Asking women to change the way that we speak doesn’t do anything except propagate misogyny. Perceiving women as being unintelligent and materialistic for speaking with vocal fry or uptalk plays into ages-old sexist caricatures, especially considering how men (who speak in naturally lower registers and thus can also speak with vocal fry) do not face the same negative stereotypes.
This double standard gets even worse when men online begin accusing women of “faking” their accents, like in this tweet (by an executive producer at iHeartMedia) reacting to Julia Fox’s “Uncaht Jahms” meme:
“My favorite part of the Julia Fox Uncut Jaahhhms story is that there is an entire generation of people who speak with a phony accent and vocal fry who don’t get what the big deal is.”
–@HiMyNameIsSeton on Twitter
Even taken as a joke, this tweet carries a condescending implication that all women who speak similarly to Fox are too unintelligent to recognize their own “phony” speech patterns. This not only plays into insulting stereotypes of unintelligence, but it also reaches towards an even more sinister accusation that women who speak with vocal fry are intentionally misrepresenting themselves. We see this same accusation in popular memes like “take a woman swimming on the first date” which imply that women who wear a lot of makeup are misleading men in a way that justifies male outrage and eventual abuse of women. By broadly painting a category of women who look or speak a certain way as unintelligent and materialistic— or worse, as calculated liars— these stereotypes hurt women in more ways than one.

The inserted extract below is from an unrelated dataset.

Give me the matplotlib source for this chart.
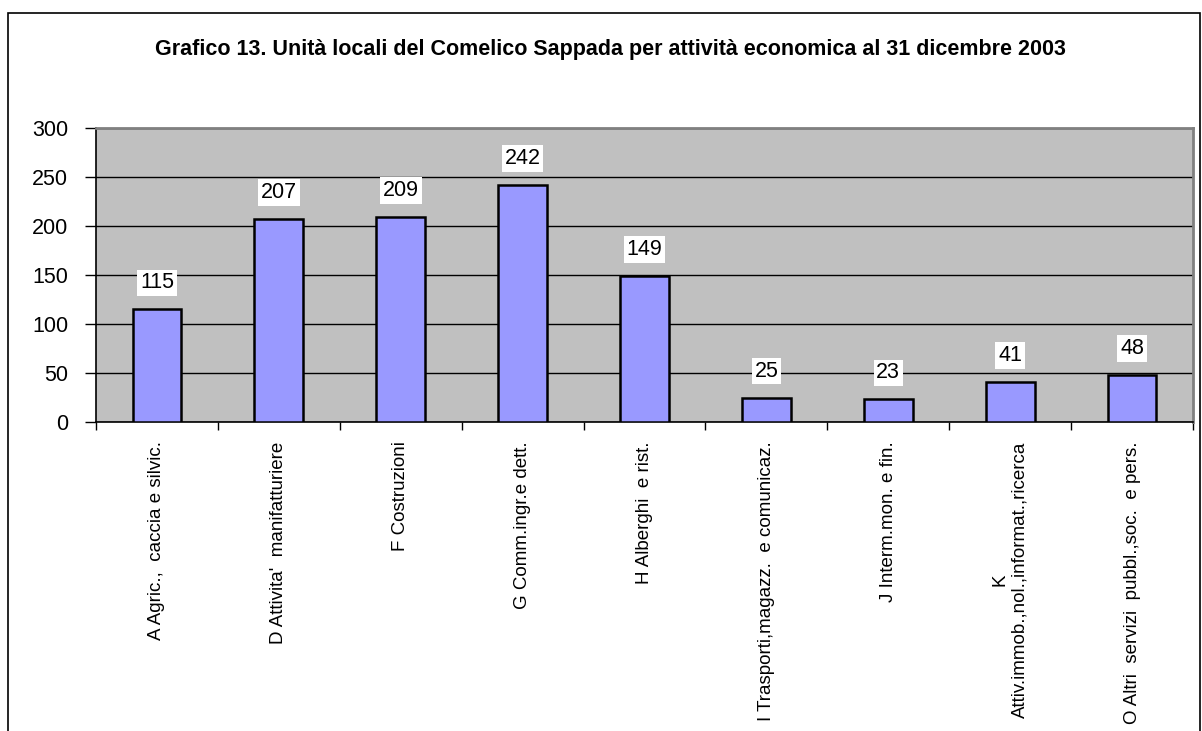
import matplotlib.pyplot as plt
import numpy as np
from matplotlib.patches import Rectangle

plt.rcParams['font.family'] = ['Liberation Sans', 'DejaVu Sans']

categorie = ["A Agric.,  caccia e silvic.",
             "D Attivita'  manifatturiere",
             "F Costruzioni",
             "G Comm.ingr.e dett.",
             "H Alberghi  e rist.",
             "I Trasporti,magazz.  e comunicaz.",
             "J Interm.mon. e fin.",
             "K\nAttiv.immob.,nol.,informat.,ricerca",
             "O Altri  servizi  pubbl.,soc.  e pers."]
unita = [115, 207, 209, 242, 149, 25, 23, 41, 48]

fig = plt.figure(figsize=(12.02, 7.31), dpi=100)
# cornice del grafico
fig.patches.append(Rectangle((8/1202, -0.1), 1200/1202 - 8/1202, 1.1 - 13/731,
                             transform=fig.transFigure, fill=False,
                             edgecolor='black', linewidth=1.2))

ax = fig.add_axes([96/1202, 1 - 422/731, (1193-96)/1202, (422-128)/731])
ax.set_facecolor('#C0C0C0')

x = np.arange(len(unita))
ax.bar(x, unita, width=0.4, color='#9999FF', edgecolor='black', linewidth=1.8, zorder=3)

# etichette dei valori
for xi, v in zip(x, unita):
    ax.text(xi, v + 27, str(v), ha='center', va='center', fontsize=15.5,
            bbox=dict(facecolor='white', edgecolor='none', pad=2.0), zorder=4)

ax.set_xlim(-0.5, len(unita) - 0.5)
ax.set_ylim(0, 300)
ax.set_yticks(np.arange(0, 301, 50))
ax.yaxis.grid(True, color='black', linewidth=1)
ax.set_axisbelow(True)
ax.tick_params(axis='y', labelsize=15.5, direction='out', length=8, width=1, pad=12)

ax.set_xticks(x)
ax.set_xticklabels(categorie, rotation=90, fontsize=13.5, va='top', ha='center',
                   multialignment='center')
ax.tick_params(axis='x', length=0, pad=14)
ax.set_xticks(np.arange(-0.5, len(unita), 1), minor=True)
ax.tick_params(axis='x', which='minor', length=6, width=1, direction='out')

for s in ['left', 'bottom']:
    ax.spines[s].set_color('black')
    ax.spines[s].set_linewidth(1.2)
for s in ['top', 'right']:
    ax.spines[s].set_color('#808080')
    ax.spines[s].set_linewidth(2)

fig.text(610/1202, 1 - 50/731,
         "Grafico 13. Unità locali del Comelico Sappada per attività economica al 31 dicembre 2003",
         ha='center', va='center', fontsize=15.5, fontweight='bold')

fig.savefig('out.png', dpi=100)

Instead of letting this misogyny change the way we speak, some women are leaning into their uptalk and vocal fry as a radical expression of femininity. TikTok influencer Chrissy Chlapeka (@chrissychlapeka) is known for her distinctive vocal fry and uptalk, which she uses to promote her campaign to reclaim the term “bimbo” and embrace hyper-femininity as a form of empowering self-expression. Similarly, TikTok comedian Hannah Jones (@hannahjonescool1) explained in a 2021 interview that her distinctive accent, reminiscent of the mid-Atlantic accent, was a way for her to signal to a female audience and rebel against the male-dominated comedy landscape by fully embracing a theatrical, “hyper-femme” voice.
I refuse to police the way I speak in order to conform to anybody’s idea of who I should be.
But I’m not a social media star, and chances are that you aren’t, either. Does that mean that the rest of us should watch our vocal fry if we want to ace our next interview? I say no. The way that I speak tells the story of my life, from the traces of an accent leftover from a childhood speech impediment to the linguistic quirks I’ve adopted from my ESL mother. I know that I speak with a fair amount of vocal fry and uptalk, but I refuse to police the way I speak in order to conform to anybody’s idea of who I should be.